From Seven Myths of the Spanish Conquest, by Matthew Restall (Oxford, 2004), Kindle Loc. 3181-3207:
Guns, too, were of limited use. Cannons were few in number in the Americas, and without roads or navigable rivers, their transportation was a major challenge. Much of the Americas where Spaniards fought was tropical or subtropical, and in the humidity the powder became too wet to fire. Firearms, in the form of harquebuses, whose unwieldy barrels required the support of tripods, were likewise not plentiful and required dry powder. Vargas Machuca advocated Spaniards using harquebuses in the Americas, but his detailed exposition on how to avoid damaging the gun, getting it wet, or discharging it prematurely or by accident would surely have caused any conquistador to think twice about carrying such a weapon. The more reliable and faster-loading musket was not invented until decades after Cortés and Pizarro invaded the American mainland. Nor had Europeans yet developed volley-fire techniques, in which soldiers formed banks of rows in order to provide continuous fire, although there were seldom enough firearms in a Conquest company to have made good use of such a technique. Those Spaniards who did have firearms were lucky to get a single shot off before reversing the weapon to use as a club or dropping it to concentrate on sword wielding.
The one weapon, then, whose efficacy is indubitable was the steel sword. It alone was worth more than a horse, a gun, and a mastiff put together. Because a steel sword was longer and less brittle than the obsidian weapons of Mesoamerican warriors, and longer and sharper than Andean clubbing weapons or copper-tipped axes, a Spaniard could fight for hours and receive light flesh wounds and bruises while killing many natives.
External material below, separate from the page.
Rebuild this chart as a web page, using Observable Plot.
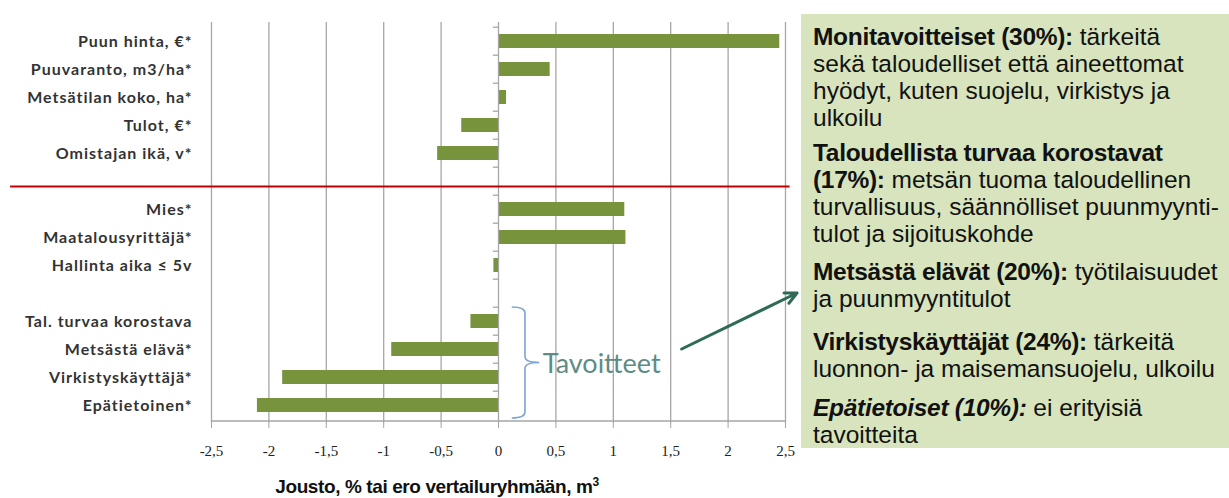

Spanish swords were just the right length for reaching an enemy who lacked a similar weapon. Pizarro preferred to fight on foot so he could better manipulate his sword. Descriptions of battles in which Spanish swordplay caused terrible slaughter among native forces pepper the Conquest accounts of Cieza de León, Cortés, Díaz, Gómara, Jerez, Oviedo y Baños, Zárate, and others. Military historian John Guilmartin deftly summarizes the point: “While Spanish success in combat cannot be attributed to a single factor, it is clear that the other elements of Spanish superiority took effect within a tactical matrix established by the effectiveness of Spanish hand-held slashing and piercing weapons.”
This trilogy of factors—disease, native disunity, and Spanish steel—goes most of the way toward explaining the Conquest’s outcome. Remove just one and the likelihood of the failure of expeditions under Cortés, Pizarro, and others would have been very high. As Clendinnen has observed of the Spanish-Mexica war, both Spaniards and natives were aware that the Conquest was “a close-run thing,” a point that applies broadly across the Conquest. The failed expeditions outnumbered successful ones, and cautionary tales can be found by looking at the fate of Spanish expeditions such as Montejo’s early attempts to conquer Yucatan, the early campaigns into Oaxaca’s northern sierra, or the Pizarro-Orellana journey into Amazonia. Spaniards would have suffered steady mortality from fatal wounds, starvation, disease, and so on, with survivors limping back to Spain or to colonial enclaves scattered along the coasts and islands. Time and again, this outcome was averted because Spanish steel weapons permitted them to hold out long enough for native allies to save them, while the next wave of epidemic disease disrupted native defenses.